━━━ DATA EXCERPT ━━━

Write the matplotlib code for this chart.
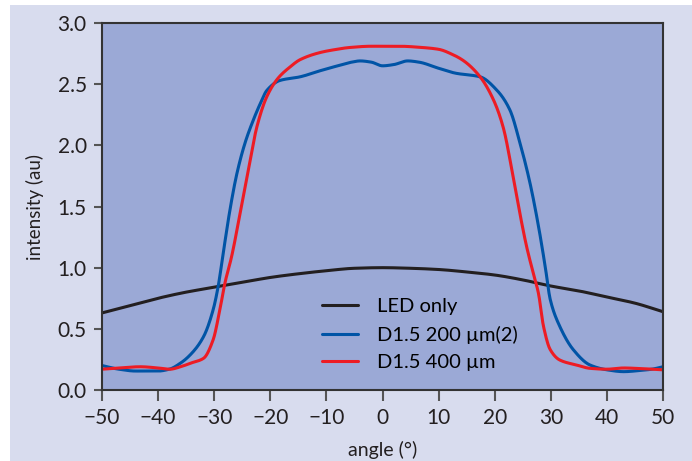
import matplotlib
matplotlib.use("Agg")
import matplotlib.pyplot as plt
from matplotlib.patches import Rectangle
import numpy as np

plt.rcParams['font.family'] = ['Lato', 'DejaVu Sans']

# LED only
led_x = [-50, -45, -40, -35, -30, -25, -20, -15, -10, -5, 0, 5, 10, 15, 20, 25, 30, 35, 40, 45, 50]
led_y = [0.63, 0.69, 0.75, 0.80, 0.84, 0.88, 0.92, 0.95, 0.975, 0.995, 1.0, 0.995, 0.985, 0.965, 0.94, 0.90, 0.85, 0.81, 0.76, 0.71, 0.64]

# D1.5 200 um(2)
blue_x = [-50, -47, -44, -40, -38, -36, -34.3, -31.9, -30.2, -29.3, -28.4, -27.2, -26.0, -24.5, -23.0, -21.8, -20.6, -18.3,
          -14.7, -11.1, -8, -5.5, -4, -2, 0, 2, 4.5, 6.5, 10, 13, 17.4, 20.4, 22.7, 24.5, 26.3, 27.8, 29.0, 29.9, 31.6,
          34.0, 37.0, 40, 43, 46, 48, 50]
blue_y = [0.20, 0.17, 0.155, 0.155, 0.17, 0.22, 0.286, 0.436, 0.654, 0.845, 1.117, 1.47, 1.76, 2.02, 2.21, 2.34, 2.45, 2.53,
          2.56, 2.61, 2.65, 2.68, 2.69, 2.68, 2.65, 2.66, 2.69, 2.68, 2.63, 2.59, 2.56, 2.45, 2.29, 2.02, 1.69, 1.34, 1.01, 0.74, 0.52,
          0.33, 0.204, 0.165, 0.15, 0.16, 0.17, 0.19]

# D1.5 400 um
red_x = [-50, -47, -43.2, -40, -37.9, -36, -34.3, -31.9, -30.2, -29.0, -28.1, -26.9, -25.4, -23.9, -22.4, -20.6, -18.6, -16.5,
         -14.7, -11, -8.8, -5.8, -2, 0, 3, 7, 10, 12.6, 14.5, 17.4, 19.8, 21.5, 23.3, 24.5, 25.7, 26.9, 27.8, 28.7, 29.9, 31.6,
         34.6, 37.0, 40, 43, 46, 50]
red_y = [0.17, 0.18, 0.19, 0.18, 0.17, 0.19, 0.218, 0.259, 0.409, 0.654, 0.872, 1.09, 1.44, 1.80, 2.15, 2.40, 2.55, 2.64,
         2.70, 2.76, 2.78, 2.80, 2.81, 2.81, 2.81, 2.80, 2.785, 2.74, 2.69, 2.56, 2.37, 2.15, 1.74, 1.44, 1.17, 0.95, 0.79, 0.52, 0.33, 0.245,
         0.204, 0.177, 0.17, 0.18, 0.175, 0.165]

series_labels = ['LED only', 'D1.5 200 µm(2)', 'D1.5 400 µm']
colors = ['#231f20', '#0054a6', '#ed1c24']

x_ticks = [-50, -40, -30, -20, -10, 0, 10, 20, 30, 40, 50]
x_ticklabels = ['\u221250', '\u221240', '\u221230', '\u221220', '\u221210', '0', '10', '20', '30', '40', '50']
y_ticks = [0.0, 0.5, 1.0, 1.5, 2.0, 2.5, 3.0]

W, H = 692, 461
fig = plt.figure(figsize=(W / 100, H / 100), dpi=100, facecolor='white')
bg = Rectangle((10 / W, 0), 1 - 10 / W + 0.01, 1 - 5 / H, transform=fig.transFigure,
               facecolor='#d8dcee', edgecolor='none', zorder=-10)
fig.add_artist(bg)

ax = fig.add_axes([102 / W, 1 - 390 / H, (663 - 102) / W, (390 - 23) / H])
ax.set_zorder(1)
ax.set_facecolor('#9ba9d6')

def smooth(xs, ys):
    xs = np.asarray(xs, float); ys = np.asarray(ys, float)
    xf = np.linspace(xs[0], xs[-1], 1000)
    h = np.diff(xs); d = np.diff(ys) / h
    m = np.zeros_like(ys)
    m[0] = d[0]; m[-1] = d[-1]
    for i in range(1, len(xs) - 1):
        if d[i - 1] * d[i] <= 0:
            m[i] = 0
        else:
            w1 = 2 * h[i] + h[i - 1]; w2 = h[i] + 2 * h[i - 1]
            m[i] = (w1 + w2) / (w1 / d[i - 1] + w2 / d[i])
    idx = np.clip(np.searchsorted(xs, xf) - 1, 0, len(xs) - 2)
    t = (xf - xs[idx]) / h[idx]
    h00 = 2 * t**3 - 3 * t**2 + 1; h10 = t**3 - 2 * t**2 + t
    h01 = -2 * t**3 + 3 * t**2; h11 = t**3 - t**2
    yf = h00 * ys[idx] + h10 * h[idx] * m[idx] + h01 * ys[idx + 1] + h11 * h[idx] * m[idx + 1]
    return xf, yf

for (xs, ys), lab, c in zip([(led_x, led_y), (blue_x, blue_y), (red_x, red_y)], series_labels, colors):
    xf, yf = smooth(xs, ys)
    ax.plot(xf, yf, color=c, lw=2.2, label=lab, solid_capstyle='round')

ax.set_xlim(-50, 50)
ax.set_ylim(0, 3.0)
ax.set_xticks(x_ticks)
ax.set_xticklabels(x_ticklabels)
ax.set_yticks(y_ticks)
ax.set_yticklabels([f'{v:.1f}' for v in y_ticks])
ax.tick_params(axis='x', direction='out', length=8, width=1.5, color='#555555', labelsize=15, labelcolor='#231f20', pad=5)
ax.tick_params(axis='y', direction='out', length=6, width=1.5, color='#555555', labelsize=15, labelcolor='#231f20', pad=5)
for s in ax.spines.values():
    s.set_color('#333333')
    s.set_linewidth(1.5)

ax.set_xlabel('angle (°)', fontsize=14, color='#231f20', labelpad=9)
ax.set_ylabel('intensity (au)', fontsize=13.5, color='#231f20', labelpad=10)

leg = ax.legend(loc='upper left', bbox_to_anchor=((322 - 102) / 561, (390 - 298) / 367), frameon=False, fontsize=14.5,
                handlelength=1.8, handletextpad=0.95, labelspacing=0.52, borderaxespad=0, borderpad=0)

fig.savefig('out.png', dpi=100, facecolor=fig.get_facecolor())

━━━

* [DESCRIPTION OF THE TASK] Which lines in the data above contain "matplotlib"? Show each one.

* [THE COMPLETED TASK]
Write the matplotlib code for this chart.
import matplotlib
matplotlib.use("Agg")
import matplotlib.pyplot as plt
from matplotlib.patches import Rectangle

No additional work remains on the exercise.